By Stephen Lwetutte
LONDON-UNITED KINGDOM/NEWSDAY:
As the world reels from the unprovoked Russian aggression against Ukraine, world leaders have taken their positions, morally and policy-wise, with regard to this war. The world community, through the UN General Assembly, has already made its position abundantly clear and known – there is no place for aggression in today’s civilised word. President Museveni of Uganda and the leading opposition leader Robert Kyagulanyi have taken opposing positions with regard to this war.
When President Vladimir Putin of the Russian Federation finally ordered the invasion on Ukraine on 24 February 2022 following repeated vehement denials of Western intelligence reports that an attack was imminent, the world was up in arms to strongly condemn the act. The United Nations General Assembly within a week had issued a Resolution likewise condemning Russia and demanded “immediately, completely and unconditionally withdraw all of its military forces from the territory of Ukraine within its internationally recognized borders.”
This Resolution was voted upon and supported by 141 UN member states out of 193, with 35 mainly African countries, including Uganda, abstain. Only five opposed this UN Resution: Belarus, the Democratic People’s Republic of Korea (North Korea) Eritrea, Russia and Syria.
You would think that the militarily weaker African countries which in principle are the most vulnerable would support and champion the cause against aggression by militarily powerful nation and lead the campaign to condemn Russian aggression, if only to set a precedent. To the surprise of many, they chose to sit on the fence and not vote. Not even President Yoweri Museveni’s strongly held opinion that Africa needed to develop its own defensive capacity to safeguard its independence was invoked to inform Africa’s UN Russia vote as it clearly compliments and supplements that effort. Instead, most of the abstaining countries cite disingenuously the “historical links” with Russia as justification for their stance as opposed to a principled position against aggression by whomsoever.
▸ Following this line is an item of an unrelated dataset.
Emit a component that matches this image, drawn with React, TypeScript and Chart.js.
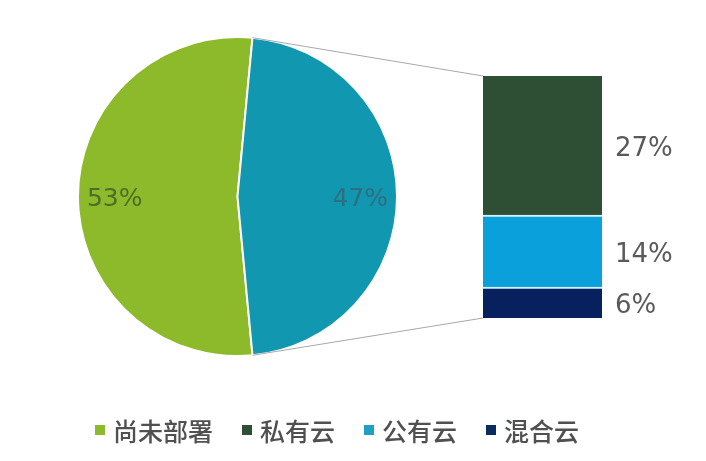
import { useEffect, useRef } from "react";
import { Chart, registerables } from "chart.js";
Chart.register(...registerables);

// Pie: not deployed vs deployed (split into the bar)
const pieLabels = ["尚未部署", "已部署"];
const pieValues = [53, 47];
const pieColors = ["#8cba2b", "#1297b1"];
const pieTextColors = ["#4b6f27", "#2c6f80"];

// Bar segments, bottom to top
const barLabels = ["混合云", "公有云", "私有云"];
const barValues = [6, 14, 27];
const barColors = ["#07215e", "#0aa0dc", "#2f4f35"];

// Legend
const legendLabels = ["尚未部署", "私有云", "公有云", "混合云"];
const legendColors = ["#8cba2b", "#2f4f35", "#1fa0c3", "#0b2a5e"];

const NUM_FONT = "'DejaVu Sans', Verdana, sans-serif";
const CJK_FONT = "'Noto Sans CJK SC', 'Noto Sans', sans-serif";

export default function App() {
  const pieRef = useRef<HTMLCanvasElement | null>(null);
  const barRef = useRef<HTMLCanvasElement | null>(null);

  useEffect(() => {
    if (!pieRef.current || !barRef.current) return;
    const total = pieValues.reduce((a, b) => a + b, 0);
    const splitSpan = (pieValues[1] / total) * 360;
    const rotation = 90 + splitSpan / 2;

    const pieLabelPlugin = {
      id: "pieLabels",
      afterDatasetsDraw(chart: any) {
        const ctx = chart.ctx;
        const meta = chart.getDatasetMeta(0);
        ctx.save();
        ctx.font = `25px ${NUM_FONT}`;
        ctx.textAlign = "center";
        ctx.textBaseline = "middle";
        meta.data.forEach((arc: any, i: number) => {
          const p = arc.getProps(["x", "y", "startAngle", "endAngle", "outerRadius"], true);
          const mid = (p.startAngle + p.endAngle) / 2;
          const d = p.outerRadius * 0.77;
          ctx.fillStyle = pieTextColors[i];
          ctx.fillText(`${pieValues[i]}%`, p.x + Math.cos(mid) * d, p.y + Math.sin(mid) * d + 3);
        });
        ctx.restore();
      },
    };

    const pieChart = new Chart(pieRef.current, {
      type: "pie",
      data: {
        labels: pieLabels,
        datasets: [
          {
            data: pieValues,
            backgroundColor: pieColors,
            borderColor: "#ffffff",
            borderWidth: 2,
          },
        ],
      },
      options: {
        responsive: false,
        animation: false,
        rotation,
        layout: { padding: { left: 77, right: 308, top: 36, bottom: 104 } },
        plugins: { legend: { display: false }, tooltip: { enabled: false } },
      },
      plugins: [pieLabelPlugin],
    });

    const barTotal = barValues.reduce((a, b) => a + b, 0);

    const barExtrasPlugin = {
      id: "barExtras",
      afterDatasetsDraw(chart: any) {
        const ctx = chart.ctx;
        ctx.save();
        // value labels
        ctx.font = `26px ${NUM_FONT}`;
        ctx.textAlign = "left";
        ctx.textBaseline = "middle";
        ctx.fillStyle = "#5a5a5a";
        barValues.forEach((v, i) => {
          const el: any = chart.getDatasetMeta(i).data[0];
          const p = el.getProps(["x", "y", "base", "width"], true);
          ctx.fillText(`${v}%`, chart.chartArea.right + 13, (p.y + p.base) / 2 + 4);
        });
        // connector lines
        const arc: any = pieChart.getDatasetMeta(0).data[1];
        const a = arc.getProps(["x", "y", "startAngle", "endAngle", "outerRadius"], true);
        const topEl: any = chart.getDatasetMeta(barValues.length - 1).data[0];
        const tp = topEl.getProps(["x", "y", "width"], true);
        const botEl: any = chart.getDatasetMeta(0).data[0];
        const bp = botEl.getProps(["x", "base", "width"], true);
        ctx.strokeStyle = "#a8a8a8";
        ctx.lineWidth = 1;
        ctx.beginPath();
        ctx.moveTo(a.x + Math.cos(a.startAngle) * a.outerRadius, a.y + Math.sin(a.startAngle) * a.outerRadius);
        ctx.lineTo(tp.x - tp.width / 2, tp.y);
        ctx.moveTo(a.x + Math.cos(a.endAngle) * a.outerRadius, a.y + Math.sin(a.endAngle) * a.outerRadius);
        ctx.lineTo(bp.x - bp.width / 2, bp.base);
        ctx.stroke();
        ctx.restore();
      },
    };

    const barChart = new Chart(barRef.current, {
      type: "bar",
      data: {
        labels: ["云部署"],
        datasets: barValues.map((v, i) => ({
          label: barLabels[i],
          data: [v],
          backgroundColor: barColors[i],
          borderColor: "#d6f2f6",
          borderWidth: i < barValues.length - 1 ? { top: 2, left: 0, right: 0, bottom: 0 } : 0,
          borderSkipped: false,
          barPercentage: 1,
          categoryPercentage: 1,
        })),
      },
      options: {
        responsive: false,
        animation: false,
        layout: { padding: { left: 483, right: 104, top: 76, bottom: 143 } },
        scales: {
          x: { stacked: true, display: false },
          y: { stacked: true, display: false, min: 0, max: barTotal },
        },
        plugins: { legend: { display: false }, tooltip: { enabled: false } },
      },
      plugins: [barExtrasPlugin],
    });

    return () => {
      barChart.destroy();
      pieChart.destroy();
    };
  }, []);

  return (
    <div
      style={{
        position: "fixed",
        left: 0,
        top: 0,
        width: 706,
        height: 461,
        background: "#ffffff",
        overflow: "hidden",
      }}
    >
      <canvas ref={pieRef} width={706} height={461} style={{ position: "absolute", left: 0, top: 0 }} />
      <canvas ref={barRef} width={706} height={461} style={{ position: "absolute", left: 0, top: 0 }} />
      <div
        style={{
          position: "absolute",
          left: 95,
          top: 413,
          height: 34,
          display: "flex",
          alignItems: "center",
          gap: 29,
          fontFamily: CJK_FONT,
          fontSize: 25,
          fontWeight: 500,
          color: "#505050",
          lineHeight: "34px",
          whiteSpace: "nowrap",
        }}
      >
        {legendLabels.map((l, i) => (
          <div key={l} style={{ display: "flex", alignItems: "center" }}>
            <span
              style={{
                display: "inline-block",
                width: 10,
                height: 10,
                background: legendColors[i],
                marginRight: 8,
              }}
            />
            <span>{l}</span>
          </div>
        ))}
      </div>
    </div>
  );
}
Moreover, they appear to forget that those “historical links” for what they are worth are equally applicable to Russia as they are applicable to Ukraine – both countries were part of the Soviet Union, not just Russia, and Ukraine will have made the same contribution to the “historical links” as Russia.
In Uganda, leading opposition National Unity Platform (NUP) Hon Robert Kyagulanyi, widely believed to have won the January 2021 Presidential elections, has decisively distanced himself from this African ambivalence and stoop up to be counted among those in practically promoting and defending the international law doctrines of territorial integrity, national sovereignty and independence. He has condemned the Russian aggression and spent several days in the Ukrainian capital in solidarity with the government and people of Ukraine on behalf of the majority of Ugandans who voted for him.
President Museveni, on the other hand, has hosted Russian Foreign Minister Sergei Lavrov in solidarity with Russia and has publicly queried why Ukraine was fighting and resisting Ukraine. His hypocrisy is breathtakingly brazen: on the one hand, he seeks to see a free, strong and independent Africa, yet he discourages the Ukrainians to do the same. Luckily, these double standards have been ably diluted by opposition leader Hon. Robert Kyagulanyi on behalf of Ugandans who stand in solidarity with Ukraine, a major European country with which we will need and have to deal in the future, and which will remember those who stood by them in time of need.
The late South African Bishop, human rights activist and Nobel Prize Laureate Desmond Tutu once said: “If you are neutral in situations of injustice, you have chosen the side of the oppressor. If an elephant has its foot on the tail of a mouse and you say that you are neutral, the mouse will not appreciate your neutrality.”
Ugandans rightly applaud and congratulate Hon. Robert Kyagulanyi for his leadership,vision and wisdom to choose to occupy the moral high ground on behalf of Ugandans, where none was being taken. No doubt the Ukrainians and the world had stood up and taken note. It is not too late for President Museveni and other African leaders to borrow a leaf from Mr Kyagulanyi.
The writer is a Multilingual Human Rights Practitioner, formerly at the International Secretariat of Amnesty International in London for over 20 years and now Legal and Human Rights Consultant.